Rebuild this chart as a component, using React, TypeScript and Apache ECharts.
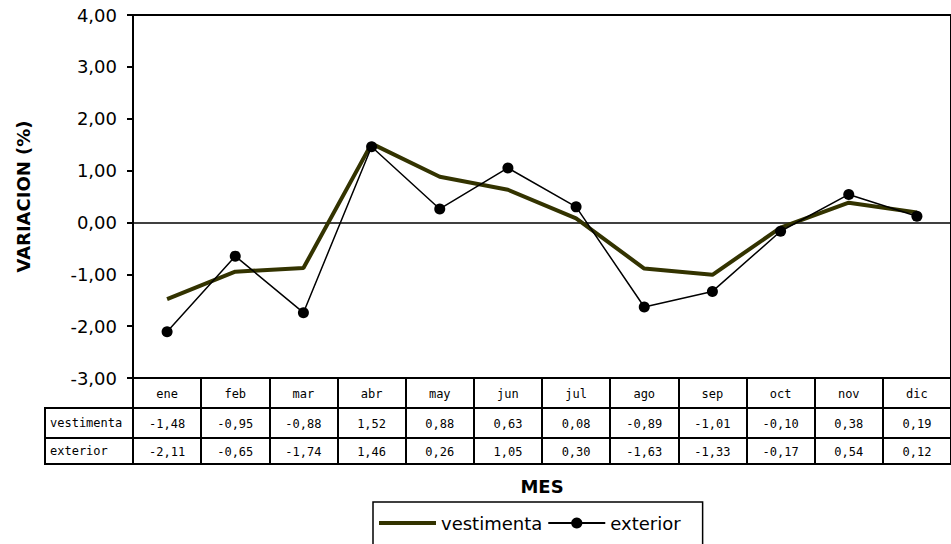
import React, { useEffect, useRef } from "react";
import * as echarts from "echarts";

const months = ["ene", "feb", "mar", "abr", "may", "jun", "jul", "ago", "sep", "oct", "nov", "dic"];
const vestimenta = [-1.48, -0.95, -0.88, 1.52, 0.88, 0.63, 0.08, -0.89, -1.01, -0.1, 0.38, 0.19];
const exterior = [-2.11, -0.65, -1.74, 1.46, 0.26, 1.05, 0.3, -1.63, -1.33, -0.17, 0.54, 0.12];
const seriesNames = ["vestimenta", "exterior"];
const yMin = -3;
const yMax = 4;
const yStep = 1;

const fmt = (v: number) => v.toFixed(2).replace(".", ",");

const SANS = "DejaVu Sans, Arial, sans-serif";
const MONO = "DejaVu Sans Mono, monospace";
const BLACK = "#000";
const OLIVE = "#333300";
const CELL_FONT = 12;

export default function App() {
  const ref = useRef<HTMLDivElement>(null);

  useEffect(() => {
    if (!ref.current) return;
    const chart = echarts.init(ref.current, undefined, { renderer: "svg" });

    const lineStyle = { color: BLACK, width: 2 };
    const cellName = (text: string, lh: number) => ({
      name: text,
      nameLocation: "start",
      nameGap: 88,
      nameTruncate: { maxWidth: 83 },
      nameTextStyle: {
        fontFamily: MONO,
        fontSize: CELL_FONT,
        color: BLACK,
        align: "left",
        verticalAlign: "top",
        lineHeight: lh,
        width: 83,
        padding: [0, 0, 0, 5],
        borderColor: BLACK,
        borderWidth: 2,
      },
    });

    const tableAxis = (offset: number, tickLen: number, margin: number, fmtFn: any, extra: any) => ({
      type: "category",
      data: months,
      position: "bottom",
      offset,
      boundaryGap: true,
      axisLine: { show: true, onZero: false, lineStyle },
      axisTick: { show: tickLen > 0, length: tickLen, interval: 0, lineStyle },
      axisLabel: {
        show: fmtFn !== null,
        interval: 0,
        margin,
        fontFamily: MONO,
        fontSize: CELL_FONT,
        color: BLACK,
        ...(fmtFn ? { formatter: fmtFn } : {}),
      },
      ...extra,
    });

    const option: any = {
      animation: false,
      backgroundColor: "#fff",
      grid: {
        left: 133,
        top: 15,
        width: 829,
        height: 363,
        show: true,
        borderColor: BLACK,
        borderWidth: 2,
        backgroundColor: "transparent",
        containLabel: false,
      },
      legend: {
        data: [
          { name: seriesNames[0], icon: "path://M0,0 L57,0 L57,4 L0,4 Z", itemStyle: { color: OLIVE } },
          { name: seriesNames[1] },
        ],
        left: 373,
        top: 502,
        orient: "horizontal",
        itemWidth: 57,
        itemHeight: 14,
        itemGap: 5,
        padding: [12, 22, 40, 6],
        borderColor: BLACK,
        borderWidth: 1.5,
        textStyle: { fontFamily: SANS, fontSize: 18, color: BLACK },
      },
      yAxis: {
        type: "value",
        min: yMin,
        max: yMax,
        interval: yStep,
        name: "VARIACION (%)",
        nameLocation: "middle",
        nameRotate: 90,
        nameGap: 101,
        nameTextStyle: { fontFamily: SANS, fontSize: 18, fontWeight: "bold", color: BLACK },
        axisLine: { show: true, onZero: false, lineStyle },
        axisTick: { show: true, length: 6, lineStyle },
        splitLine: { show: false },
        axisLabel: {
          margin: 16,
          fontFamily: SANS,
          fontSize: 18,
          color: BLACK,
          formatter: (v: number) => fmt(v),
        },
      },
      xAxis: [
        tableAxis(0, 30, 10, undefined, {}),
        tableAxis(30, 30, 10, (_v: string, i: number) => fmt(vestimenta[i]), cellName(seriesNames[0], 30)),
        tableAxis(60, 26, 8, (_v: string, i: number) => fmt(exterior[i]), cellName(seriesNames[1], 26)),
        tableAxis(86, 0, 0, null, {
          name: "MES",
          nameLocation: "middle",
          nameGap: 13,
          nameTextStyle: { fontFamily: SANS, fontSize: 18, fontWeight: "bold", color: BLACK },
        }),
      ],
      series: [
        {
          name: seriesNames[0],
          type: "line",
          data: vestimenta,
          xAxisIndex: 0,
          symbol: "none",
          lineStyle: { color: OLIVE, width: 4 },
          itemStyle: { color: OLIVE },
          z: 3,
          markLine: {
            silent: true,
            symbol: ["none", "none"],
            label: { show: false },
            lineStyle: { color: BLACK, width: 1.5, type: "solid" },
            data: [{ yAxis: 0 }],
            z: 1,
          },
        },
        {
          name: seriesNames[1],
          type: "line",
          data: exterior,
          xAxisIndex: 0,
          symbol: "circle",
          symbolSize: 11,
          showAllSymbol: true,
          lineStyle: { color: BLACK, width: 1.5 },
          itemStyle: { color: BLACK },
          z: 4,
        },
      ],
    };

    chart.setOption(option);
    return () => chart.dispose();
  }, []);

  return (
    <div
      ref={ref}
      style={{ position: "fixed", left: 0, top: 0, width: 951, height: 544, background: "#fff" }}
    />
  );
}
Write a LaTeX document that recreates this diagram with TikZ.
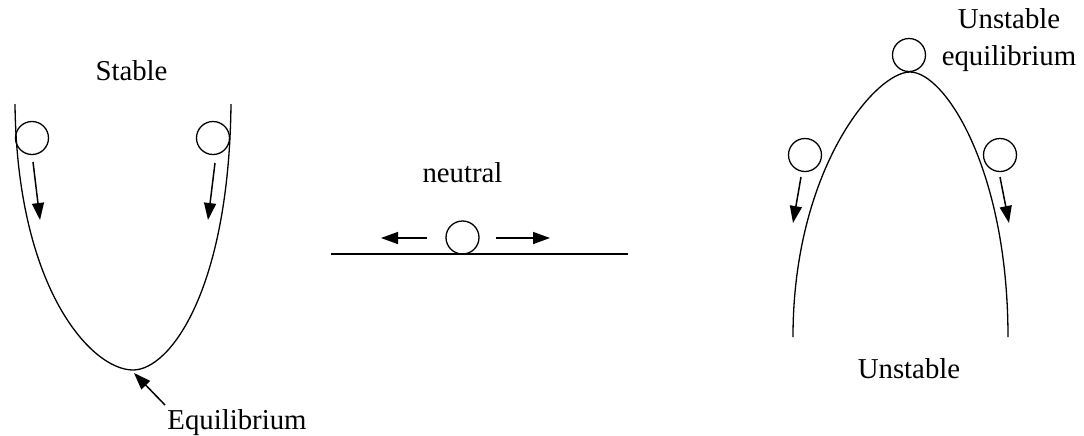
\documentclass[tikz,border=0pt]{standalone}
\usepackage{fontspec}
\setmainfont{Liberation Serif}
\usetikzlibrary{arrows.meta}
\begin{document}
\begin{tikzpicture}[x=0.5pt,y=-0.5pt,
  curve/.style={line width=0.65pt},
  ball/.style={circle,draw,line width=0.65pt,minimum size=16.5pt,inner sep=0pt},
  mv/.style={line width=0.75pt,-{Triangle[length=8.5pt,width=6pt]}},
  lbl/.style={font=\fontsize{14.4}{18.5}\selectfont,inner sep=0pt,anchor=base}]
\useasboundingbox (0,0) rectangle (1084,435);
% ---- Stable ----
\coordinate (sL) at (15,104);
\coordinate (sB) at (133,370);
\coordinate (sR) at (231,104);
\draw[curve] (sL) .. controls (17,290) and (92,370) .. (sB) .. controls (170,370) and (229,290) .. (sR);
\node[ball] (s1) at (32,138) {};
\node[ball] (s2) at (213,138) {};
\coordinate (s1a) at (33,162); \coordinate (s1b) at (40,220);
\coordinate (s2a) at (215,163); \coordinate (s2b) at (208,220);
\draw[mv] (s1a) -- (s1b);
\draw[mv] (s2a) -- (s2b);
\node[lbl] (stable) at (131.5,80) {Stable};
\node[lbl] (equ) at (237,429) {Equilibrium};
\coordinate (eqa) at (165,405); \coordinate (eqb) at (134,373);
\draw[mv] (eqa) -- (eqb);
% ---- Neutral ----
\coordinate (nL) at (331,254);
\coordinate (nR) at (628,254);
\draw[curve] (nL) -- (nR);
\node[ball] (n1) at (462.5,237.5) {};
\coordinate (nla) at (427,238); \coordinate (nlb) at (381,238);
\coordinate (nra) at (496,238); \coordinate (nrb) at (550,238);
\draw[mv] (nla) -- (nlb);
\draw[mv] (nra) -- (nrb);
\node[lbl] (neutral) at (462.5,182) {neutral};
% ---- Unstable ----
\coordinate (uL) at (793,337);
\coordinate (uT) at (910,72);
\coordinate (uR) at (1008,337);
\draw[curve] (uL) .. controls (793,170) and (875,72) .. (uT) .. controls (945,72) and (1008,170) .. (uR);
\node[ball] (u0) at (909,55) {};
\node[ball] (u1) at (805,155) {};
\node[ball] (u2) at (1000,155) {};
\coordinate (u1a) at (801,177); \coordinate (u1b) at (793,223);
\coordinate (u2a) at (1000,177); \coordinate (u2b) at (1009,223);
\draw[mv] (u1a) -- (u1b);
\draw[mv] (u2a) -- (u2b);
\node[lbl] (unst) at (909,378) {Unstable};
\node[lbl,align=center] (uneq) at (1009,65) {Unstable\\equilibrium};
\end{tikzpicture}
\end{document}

==

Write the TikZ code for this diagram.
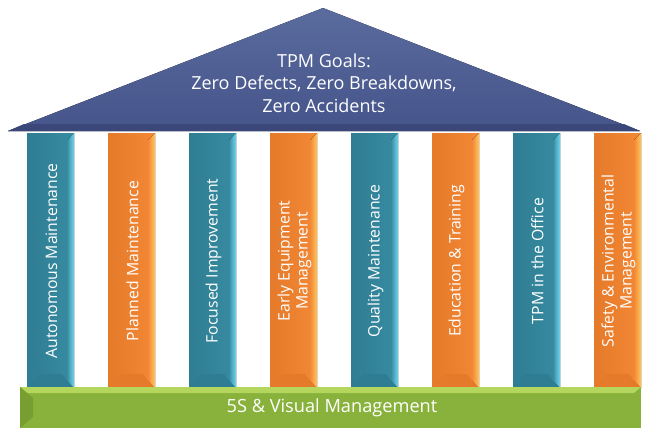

EXERCISE DIRECTIONS: Without the pictures, write out exactly the lines from the one that has "Rebuild this chart" down to the one that has "import * as", both included.

EXERCISE SOLUTION:
Rebuild this chart as a component, using React, TypeScript and Apache ECharts.
import React, { useEffect, useRef } from "react";
import * as echarts from "echarts";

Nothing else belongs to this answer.